Yang cukup menarik perhatian saya, bahwa hampir semua cerita tersebut menyatakan bahwa cerita tersebut adalah hadist.
Saya sendiri, tentu saja jauh dari kata ahli hadist. Ilmu saya masih sangat sedikit. Namun karena saya meyakini bahwa Islam adalah agama ilmiah, di mana semua yang kita lakukan itu ada landasannya, maka saya sendiri cukup tertarik untuk mencari tahu lebih dalam mengenai hadist tersebut.
Setelah mencoba mencari lebih jauh, saya tidak dapat menemukan sanad dan matan dari hadist tersebut. Yang saya temui hanya cerita dalam Bahasa Indonesia yang dicopy paste dari satu sumber ke sumber yang lain. Namun yang janggal, redaksi dari hadist tersebut tidak seragam. Ada beberapa versi. Namun versi yang paling “meyakinkan” dimulai dengan kata-kata “Dari Muadz bin Jabal dari Ibnu Abbas” (sahabat meriwayatkan ke sahabat?) justru membuat hadist tersebut menjadi meragukan. Bahkan ada versi yang redaksi bahasanya juga cukup lucu untuk ukuran hadist. Namun sekali lagi, karena belum bisa menemukan sanad dan matan dari hadist tersebut, saya mencoba untuk mencari lebih jauh lagi.

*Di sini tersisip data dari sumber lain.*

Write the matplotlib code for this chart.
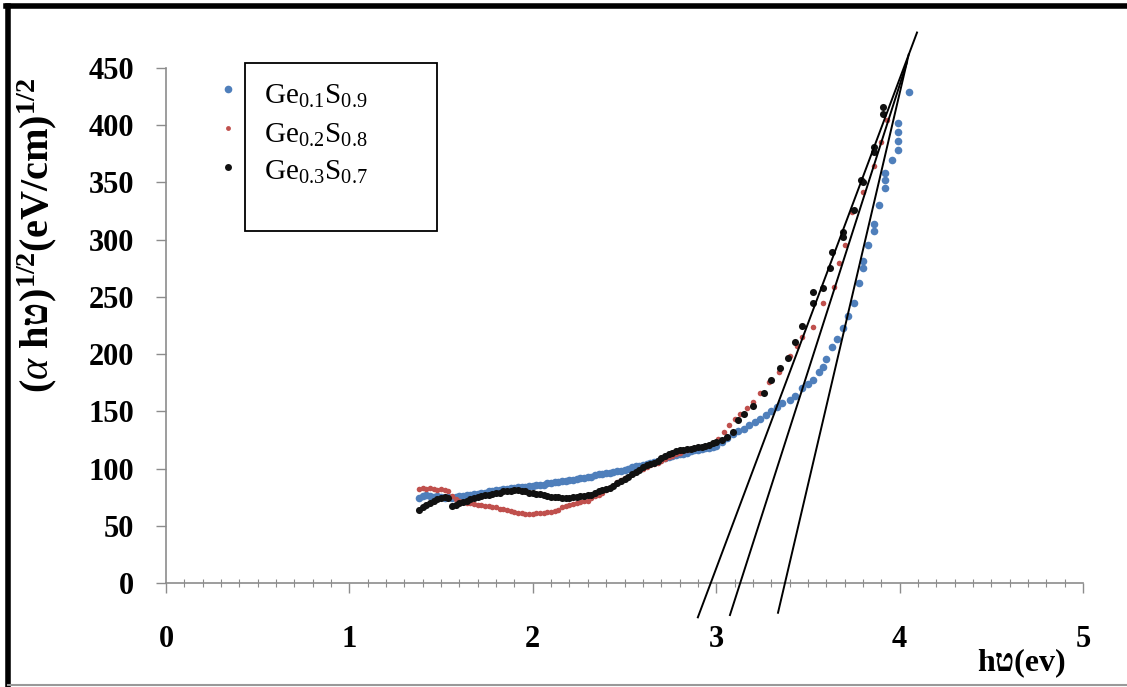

Kemudian pencarian tersebut akhirnya sampai pada situs (http://www.islamonline.net/servlet/Satellite?pagename=IslamOnline-English-Ask_Scholar%2FFatwaE%2FFatwaE&cid=1119503547532) yang mengutip satu fatwa Syaikhul Islam Ibnu Taimiyah (di Majmu Al-Fatawa Al-Kubra pada jilid 18 halaman 350), bahwa hadist tersebut merupakan hadist palsu. Beliau rahimahullah menyatakan bahwa tidak ada satupun kitab hadist yang memuat cerita ini.
Beliau rahimahullah juga menambahkan, bahwa hadist tersebut tampak meyakinkan karena memang mengutip sebagian redaksi dari hadist-hadist yang shohih. Dan ada juga redaksi yang diambil dari hadist-hadist yang dhoif dan juga palsu.
Namun hal yang paling penting dalam fatwa tersebut adalah, pertemuan antara Rasulullah sallallahu ‘alaihi wa-sallam dan Iblis dalam cerita tersebut tidak pernah terjadi. Karena hadist itu tidak ada asal usulnya.
Hal ini menjadi penting, karena dalam cerita tersebut digambarkan sifat dan akhlak dari Rasulullah sallallahu ‘alaihi wa-sallam dan Iblis, yang tentu saja tidak boleh kita yakini mengingat hadist tersebut adalah hadist palsu. Sepemahaman saya, hadist yang lemah pun tidak bisa dijadikan landasan, apalagi hadist palsu.
Barangkali nanti akan ada pendapat bahwa namun dalam cerita tersebut banyak pesan-pesan yang bisa diambil, maka pendapat saya (menurut pemahaman saya) adalah, cukuplah hadist-hadist shahih saja yang kita jadikan pegangan hidup. Untuk apa kita menjadikan hadist palsu sebagai pegangan hidup, walau isinya seolah mengajak kepada kebaikan.
Apa lagi jika nanti ada yang menyebarkan hadist ini ke mana-mana dengan menyatakan bahwa hadist ini shahih, maka cukuplah diingatkan dengan hadist yang mulia:
من كذب علي متعمدا فليتبوأ مقعده من النار
“Barang siapa yang sengaja berdusta atas namaku dengan sengaja, maka hendaklah ia mengambil tempat tinggalnya di neraka.” (HR. Bukhari juz 1 dan Muslim juz 1). Hadist ini mutawattir (diriwayatkan dari banyak jalan).
Syaikhul Islam Ibnu Taimiyah dalam fatwa yang telah disebutkan sebelumnya juga menyatakan bahwa barangsiapa yang telah mengetahui bahwa hadist ini palsu, dan masih menyebarkannya, maka dia termasuk orang yang berdosa.
Bagi siapa saja yang mengetahui bahwa hadist ini tidak palsu, silakan dishare ke saya, untuk pembelajaran saya pribadi dan juga yang lain.
Semoga Allah memberi taufik pada kita.